Here’s an instructive film. Saverio Costanzo’s The Solitude of Prime Numbers is based on the hugely popular novel of the same name by physicist and writer Paolo Giordano. It’s well made, singular and unlike many Italian productions has subject matter that’s of universal interest (i.e. it’s not about immigration or a vehicle for a popular local comedian). And yet, despite picking up several awards and getting decent reviews in the international film press, it only had the most limited of distribution in the English speaking world, and even today it’s astoundingly difficult to pick up on DVD. What’s going on? Why on earth has this never received any kind of showing in the US or England whereas the most tedious of French comedies or Albanian arthouse movies do? I think it illustrates the incompetence of the Italian distribution companies, who both don’t encourage Italian cinema to have a global perspective and then, when something comes along that could do well in the international markets, they simply don’t know how to do anything with it.
The plot follows two damaged characters who become friends if not exactly lovers at several points in their life. In childhood, Mattia is charged with looking after his autistic sister by his distant parents and, frustrated with always having to cope with her difficult behaviour, leaves her in the park while he attends a friend’s brithday party. She goes missing, never to reappear. Alice, meanwhile, is pushed into skiing dangerously by her damanding father, who wants her to become a champion. After becoming stuck in a whiteout she crashes and permanently damages her leg, leaving her with a limp and a lack of confidence.
They meet when they’re teenagers and Alice – who is bullied by the revolting girls at her school – falls for Mattia. He, however, is a child genius who is completely closed down, consumed by guilt and seemingly devoid of emotions (although his self harm habit indicates that he does have feelings). It takes years for him to finally open up and reveal what happened in his childhood, and at that point he’s about to leave for Germany, to take up a position at a prodigious physics institute.
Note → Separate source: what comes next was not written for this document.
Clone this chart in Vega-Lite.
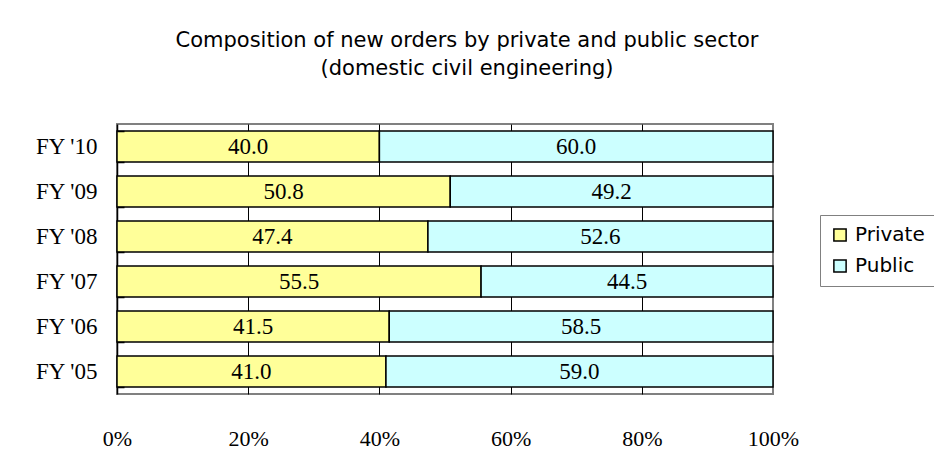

The plot, therefore, is something like a more poetic, less optimistic Silver Linings Playbook: these are truly broken characters, too damaged to do anything like form a proper relationship or even acknowledge the need they have for each other. The protagonists aren’t whimsical or even particularly likeable, although you can’t help but feel for the childhood Mattia and the teenage Alice.
What makes The Solitude of Prime Numbers so interesting, though, is the way it is filmed. Despite the story being anything but a horror film, Costanzo very deliberately films it in the style of a nineteen seventies giallo. Fabio Cianchetti’s cinematography apes Vittorio Storaro’s work for Dario Argento (snatches of the music from The Bird with the Crystal Plumage are used as well), most particularly in the scenes in which Mattia discovers his sister has gone missing, and there are references also to The Shining and The Godfather. Faith No More’s Mike Patton provides a soundtrack that plays on the sound of John Carpenter and Goblin, and there’s a perceptible feeling of dread that hangs over it all, despite the fact that not a great deal actually happens.
Costanzo also deserves points for coaxing some good performances from a not particularly well known or experienced cast. The child actors are well handled, especially Tommaso Neri, and Isabella Rossellini has a nice supporting role as his unsympathetic mother. The segueways back and forth in time are sometimes confusing, especially because the parents of the children are all similar looking and never really developed in any way; and the running time is probably twenty minutes too long at just under two hours, especially as the expected climax never really arrives. But nonetheless this is an engrossing, unusual film that should appeal both to the cult circuit (it has a lot of similarities to Hélène Cattet and Bruno Forzani well received Amer) and the art-house crowd. If they ever get the chance to see it, that is.